### Task
Lift out all lines below that contain "chart".

═════ Information supplied

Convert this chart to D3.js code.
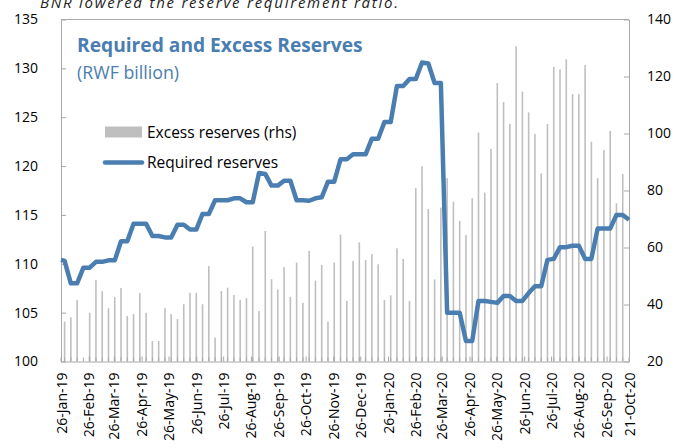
<!DOCTYPE html>
<html>
<head>
<meta charset="utf-8">
<script src="https://cdn.jsdelivr.net/npm/d3@7"></script>
<style>
  body { margin: 0; background: #fff; }
  svg text { font-family: "Open Sans", "Noto Sans", sans-serif; }
</style>
</head>
<body>
<svg id="chart" width="675" height="448"></svg>
<script>
(() => {
  'use strict';

  // first point is 26-Jan-19, then weekly (Wednesdays) up to 21-Oct-20
  const startDate = "2019-01-26";
  const firstWeek = "2019-01-30";
  const lastWeek = "2020-10-21";

  // Required reserves, RWF billion (lhs)
  const requiredReserves = [
    110.4,
    110.3, 108.0, 108.0, 109.6, 109.6, 110.2, 110.2, 110.35, 110.35, 112.3,
    112.3, 114.1, 114.1, 114.1, 112.85, 112.85, 112.7, 112.7, 114.0, 114.0,
    113.5, 113.5, 115.1, 115.1, 116.5, 116.5, 116.5, 116.7, 116.7, 116.3,
    116.3, 119.3, 119.2, 118.0, 118.0, 118.5, 118.5, 116.5, 116.5, 116.45,
    116.7, 116.8, 118.4, 118.4, 120.7, 120.7, 121.2, 121.2, 121.2, 122.8,
    122.8, 124.5, 124.5, 128.2, 128.2, 128.9, 128.9, 130.6, 130.5, 128.5,
    128.5, 105.0, 105.0, 105.0, 102.1, 102.1, 106.2, 106.2, 106.1, 106.0,
    106.7, 106.7, 106.2, 106.2, 107.0, 107.7, 107.7, 110.4, 110.5, 111.7,
    111.7, 111.85, 111.85, 110.5, 110.5, 113.6, 113.6, 113.6, 115.0, 115.0,
    114.5
  ];

  // Excess reserves, RWF billion (rhs)
  const excessReserves = [
    null,
    34.0, 35.5, 41.6, null, 37.1, 48.6, 44.7, 38.7, 42.6, 45.8,
    36.0, 36.7, 44.0, 37.1, 27.2, 27.2, 38.7, 36.6, 34.9, 40.1,
    44.1, 44.1, 40.1, 53.5, 28.4, 44.7, 45.9, 43.3, 41.6, 42.2,
    60.3, 37.7, 65.8, 48.9, 45.3, 53.1, 42.7, 54.7, 40.6, 58.8,
    48.4, 53.9, 34.0, 54.7, 64.5, 41.3, 55.3, 61.8, 55.6, 57.7,
    54.1, 41.6, 43.2, 59.7, 56.0, 41.2, 80.8, 88.5, 73.5, 48.8,
    74.0, 84.3, 76.1, 69.3, 64.4, 77.3, 100.3, 79.2, 94.6, 117.7,
    111.0, 103.4, 130.6, 114.7, 107.4, 99.8, 86.0, 103.3, 123.4, 122.5,
    126.0, 113.8, 113.8, 124.0, 97.1, 84.3, 94.2, 100.9, 75.5, 85.8,
    null
  ];

  const leftTicks = [100, 105, 110, 115, 120, 125, 130, 135];
  const rightTicks = [20, 40, 60, 80, 100, 120, 140];
  const xTickLabels = [
    "26-Jan-19", "26-Feb-19", "26-Mar-19", "26-Apr-19", "26-May-19", "26-Jun-19",
    "26-Jul-19", "26-Aug-19", "26-Sep-19", "26-Oct-19", "26-Nov-19", "26-Dec-19",
    "26-Jan-20", "26-Feb-20", "26-Mar-20", "26-Apr-20", "26-May-20", "26-Jun-20",
    "26-Jul-20", "26-Aug-20", "26-Sep-20", "21-Oct-20"
  ];

  const blue = "#4a7eb0", grey = "#bfbfbf", axisGrey = "#a9a9a9";

  const parseIso = d3.timeParse("%Y-%m-%d");
  const parseLabel = d3.timeParse("%d-%b-%y");
  const fmtLabel = d3.timeFormat("%d-%b-%y");

  let dates = [parseIso(startDate)].concat(
    d3.timeWednesday.range(parseIso(firstWeek), d3.timeDay.offset(parseIso(lastWeek), 1)));

  let data = dates.map((d, i) => ({date: d, req: requiredReserves[i], exc: excessReserves[i]}));

  const left = 61, right = 629, top = 19.5, bottom = 361.5;

  let x = d3.scaleTime().domain([parseIso(startDate), parseIso(lastWeek)]).range([left, right]);
  let yL = d3.scaleLinear().domain([100, 135]).range([bottom, top]);
  let yR = d3.scaleLinear().domain([20, 140]).range([bottom, top]);

  let svg = d3.select("#chart");

  // note, clipped at the top of the picture as in the source
  svg.append("text")
    .attr("x", 40).attr("y", 7.5)
    .attr("font-size", 15).attr("font-style", "italic")
    .attr("textLength", 358).attr("lengthAdjust", "spacing")
    .attr("fill", "#222")
    .text("BNR lowered the reserve requirement ratio.");

  // excess reserves bars
  svg.append("g").selectAll("rect")
    .data(data.filter(d => d.exc != null))
    .join("rect")
    .attr("x", d => x(d.date) - 0.8)
    .attr("width", 1.6)
    .attr("y", d => yR(d.exc))
    .attr("height", d => yR(20) - yR(d.exc))
    .attr("fill", grey);

  // plot border top
  svg.append("line")
    .attr("x1", left).attr("x2", right).attr("y1", top).attr("y2", top)
    .attr("stroke", axisGrey);

  // weekly minor ticks
  svg.append("g").selectAll("line")
    .data(dates)
    .join("line")
    .attr("x1", d => x(d)).attr("x2", d => x(d))
    .attr("y1", bottom).attr("y2", bottom - 4)
    .attr("stroke", axisGrey);

  function styleAxis(g) {
    g.select(".domain").attr("stroke", axisGrey);
    g.selectAll(".tick line").attr("stroke", axisGrey);
    g.selectAll(".tick text").attr("fill", "#000").attr("font-size", 14)
      .attr("font-family", '"Open Sans", "Noto Sans", sans-serif');
  }

  svg.append("g")
    .attr("transform", `translate(${left},0)`)
    .call(d3.axisLeft(yL).tickValues(leftTicks).tickSize(-5).tickSizeOuter(0).tickPadding(23))
    .call(styleAxis);

  svg.append("g")
    .attr("transform", `translate(${right},0)`)
    .call(d3.axisRight(yR).tickValues(rightTicks).tickSize(-5).tickSizeOuter(0).tickPadding(18))
    .call(styleAxis);

  let xAxis = svg.append("g")
    .attr("transform", `translate(0,${bottom})`)
    .call(d3.axisBottom(x).tickValues(xTickLabels.map(parseLabel))
      .tickFormat(fmtLabel).tickSize(-5).tickSizeOuter(0))
    .call(styleAxis);
  xAxis.selectAll(".tick text")
    .attr("transform", "rotate(-90)")
    .attr("x", -11).attr("y", 0).attr("dy", "0.36em")
    .attr("text-anchor", "end");

  // required reserves line
  svg.append("path")
    .datum(data)
    .attr("fill", "none")
    .attr("stroke", blue)
    .attr("stroke-width", 4.5)
    .attr("stroke-linejoin", "round")
    .attr("d", d3.line().x(d => x(d.date)).y(d => yL(d.req)));

  // title
  svg.append("text")
    .attr("x", 77).attr("y", 52)
    .attr("font-size", 19.2).attr("font-weight", "bold").attr("fill", blue)
    .text("Required and Excess Reserves");
  svg.append("text")
    .attr("x", 77).attr("y", 79)
    .attr("font-size", 17.8).attr("fill", blue)
    .text("(RWF billion)");

  // legend
  let legend = svg.append("g");
  legend.append("rect")
    .attr("x", 105).attr("y", 126.5).attr("width", 37).attr("height", 11)
    .attr("fill", grey);
  legend.append("text")
    .attr("x", 147).attr("y", 137.5).attr("font-size", 15.5).attr("fill", "#000")
    .text("Excess reserves (rhs)");
  legend.append("line")
    .attr("x1", 105).attr("x2", 142).attr("y1", 162.5).attr("y2", 162.5)
    .attr("stroke", blue).attr("stroke-width", 4.5).attr("stroke-linecap", "round");
  legend.append("text")
    .attr("x", 147).attr("y", 168).attr("font-size", 15.5).attr("fill", "#000")
    .text("Required reserves");
})();
</script>
</body>
</html>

══════════

### Solution below
Convert this chart to D3.js code.
<svg id="chart" width="675" height="448"></svg>
  let svg = d3.select("#chart");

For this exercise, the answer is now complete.